Autodestruction, effritement, honte, mort, liquidation, en danger, à sauver, corrompue, attaquée, malade… les qualificatifs ne manquent pas pour qualifier le présent de la « démocratie française ». Une rupture de situation soudaine, une chute inattendue, un mauvais virus, en quelque sorte. Il y aurait eu un « avant » ces jours-ci, ceux qui précèdent la présidentielle à venir, où ce mot, « démocratie », avait du sens, où « on » se sentait propre, digne, loyal, juste, équitable… Le ver n’aurait donc jamais été dans le fruit, la maladie non auto-immune ni génétique.
Il est vrai que cette démocratie aujourd’hui livrée en pâture est un direct héritage de la Révolution. Celle des citoyens contre les nobles. De la République contre la monarchie. Elle n’a pas moins gardé depuis lors les traits de l’aristocratie : masculine, hiérarchisée, hégémonique. Sa religiosité se manifeste par ses dogmes et institutions – dont les partis – auxquels il est demandé respect et fidélité, voire dévotion. Son bon fonctionnement est assuré par une élite, une « classe de chefs », une caste, plébiscitée par le « peuple » pour le « bien commun », incarnée par la bourgeoisie. En son sein, on compte ceux qui se défendent bien d’en être mais cautionnent le système en tant que techniciens patentés de « la politique ». Cette caste, convaincue de son bon droit, déléguée par une masse peu encline à diriger une nation, un État, se permet de façon totalement décomplexée et depuis des lustres, au choix, de taper dans la caisse, de détrôner des élus, de truquer des élections ou de les détourner, etc.
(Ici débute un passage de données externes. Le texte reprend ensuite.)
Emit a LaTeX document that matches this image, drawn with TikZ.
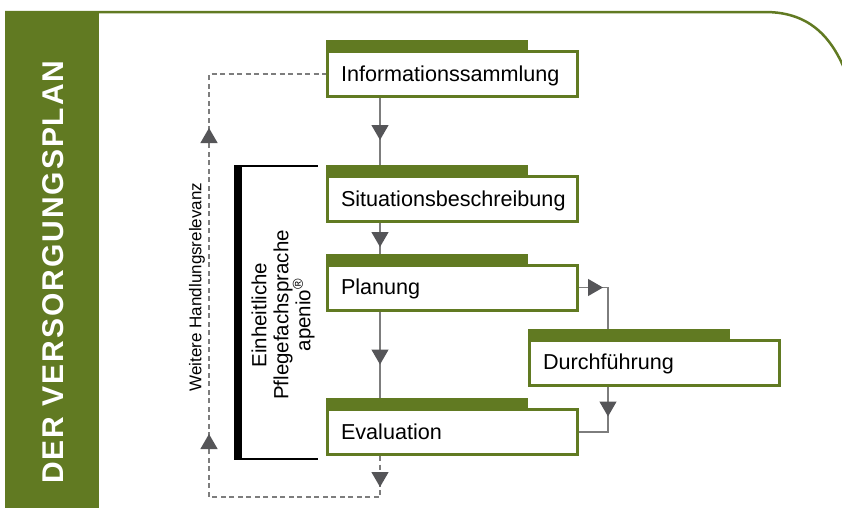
\documentclass[tikz,border=0pt]{standalone}
\usepackage{fontspec}
\setmainfont{Liberation Sans}
\usetikzlibrary{arrows.meta,decorations.markings,backgrounds}

\definecolor{apgruen}{RGB}{97,122,34}
\definecolor{pfeilgrau}{RGB}{85,85,88}
\definecolor{liniengrau}{RGB}{125,125,125}

\begin{document}
\begin{tikzpicture}[x=1pt, y=-1pt]
    \useasboundingbox (0,0) rectangle (842,515);

    \tikzset{schritt/.style={draw=apgruen, line width=3pt, fill=white,
        minimum height=45pt, text width=223pt, inner xsep=13.5pt, inner ysep=0pt,
        align=left, text height=15pt, text depth=0.5pt,
        font=\fontsize{21.6}{21.6}\selectfont,
        append after command={\pgfextra{\fill[apgruen] (\tikzlastnode.north west) rectangle ++(202,-10);}}}}
    \tikzset{verbindung/.style={draw=liniengrau, line width=1.3pt}}
    \tikzset{mitpfeil/.style={postaction={decorate, decoration={markings,
        mark=at position #1 with {\arrow[pfeilgrau]{Triangle[width=17pt, length=15pt]}}}}}}

    \fill[apgruen] (5,11) rectangle (99,508);
    \draw[apgruen, line width=2.5pt] (5,12) -- (765,12) .. controls (812,12) and (834,40) .. (848,78);
    \node[rotate=90, anchor=base, text=white, font=\bfseries\fontsize{30}{30}\selectfont\addfontfeatures{LetterSpace=6.5}] (titel) at (63.5,272) {DER VERSORGUNGSPLAN};

    \node[schritt] (info)  at (452.5,74)    {Informationssammlung};
    \node[schritt] (situ)  at (452.5,199)   {Situationsbeschreibung};
    \node[schritt] (plan)  at (452.5,287.5) {Planung};
    \node[schritt] (durch) at (654.5,362.5) {Durchführung};
    \node[schritt] (eval)  at (452.5,432)   {Evaluation};

    \fill[black] (234,165) rectangle (242,460);
    \draw[line width=2.5pt] (242,166.2) -- (318,166.2) (242,458.8) -- (318,458.8);

    \node[rotate=90, align=center, font=\fontsize{20.5}{22}\selectfont] (sprache) at (283,315)
        {Einheitliche\\Pflegefachsprache\\apenio\textsuperscript{®}};
    \node[rotate=90, font=\fontsize{17}{18}\selectfont] (relevanz) at (197,287) {Weitere Handlungsrelevanz};

    \begin{pgfonlayer}{background}
    \draw[verbindung, mitpfeil=42pt] ([xshift=54pt]info.south west) -- ([xshift=54pt]situ.north west);
    \draw[verbindung, mitpfeil=24pt] ([xshift=54pt]situ.south west) -- ([xshift=54pt]plan.north west);
    \draw[verbindung, mitpfeil=53pt] ([xshift=54pt]plan.south west) -- ([xshift=54pt]eval.north west);
    \draw[verbindung, mitpfeil=24pt] (plan.east) -| ([xshift=80pt]durch.north west);
    \draw[verbindung, mitpfeil=30pt] ([xshift=80pt]durch.south west) |- (eval.east);
    \draw[verbindung, dash pattern=on 5pt off 3.5pt, mitpfeil=31pt, mitpfeil=275pt, mitpfeil=581pt]
        ([xshift=54pt]eval.south west) -- ++(0,41) -| ([xshift=-117pt]info.west) -- (info.west);
    \end{pgfonlayer}
\end{tikzpicture}
\end{document}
Car il y a bien une chose qui n’a pas changé depuis presque deux siècles et demi : une carte blanche a été donnée, à travers le mode de suffrage choisi, à une assemblée parlementaire et à un président de la république, et ce système est tellement ancré, que même chez les rebelles, il est à peine remis en cause. Il s’agit davantage d’élire son porte-parole, de désigner son leader, de prendre parti, parfois de faire le choix du moins pire, ou encore de choisir le pire par esprit de contestation, mais en aucun cas, de contredire l’oligarchie, de déconstruire le système représentatif, de prendre la parole, de la faire valoir. L’inhibition est si forte qu’elle pose question.
Les enseignements laissés par l’Histoire, ceux des collectivités anarchistes espagnoles, des conseils ouvriers russes, de la démocratie participative brésilienne, etc., sont délibérément occultés, oubliés. Pourtant ces possibles et les imaginaires qu’ils ont développés, ont démontré, dans leurs contextes respectifs, leur radicalité. Ils ont priorisé l’autonomie et le libre arbitre de chacun des individus au sein de collectifs. Ils ont privilégié la spontanéité, l’expression des singularités et la transparence. C’est sans doute ce « possible », cette puissance, ce pouvoir, qui rend les garants du système, et donc du capitalisme, hargneux et prêts à tout pour faire valoir, y compris dans la décadence, leurs prérogatives. Ils entendent ainsi exercer leur domination de classe, de race, de sexe, en contrepoint de ce pouvoir qui leur manque, leur fait défaut.
Les fascistes, autoritaires, fanatiques de tout bord, ont toujours manifesté cette déficience au grand jour, en brisant l’idée de liberté, en réclamant obéissance dans la violence, en réprimant, torturant, tuant, exterminant des populations entières. Ils ne représentent que le paravent de cette caste encore empêtrée dans ses bonnes manières.
Osons le dire. Les paravents et les murs qui se montent un peu partout, et ce qu’ils cachent, sont démontables. Il suffit de commencer le bricolage.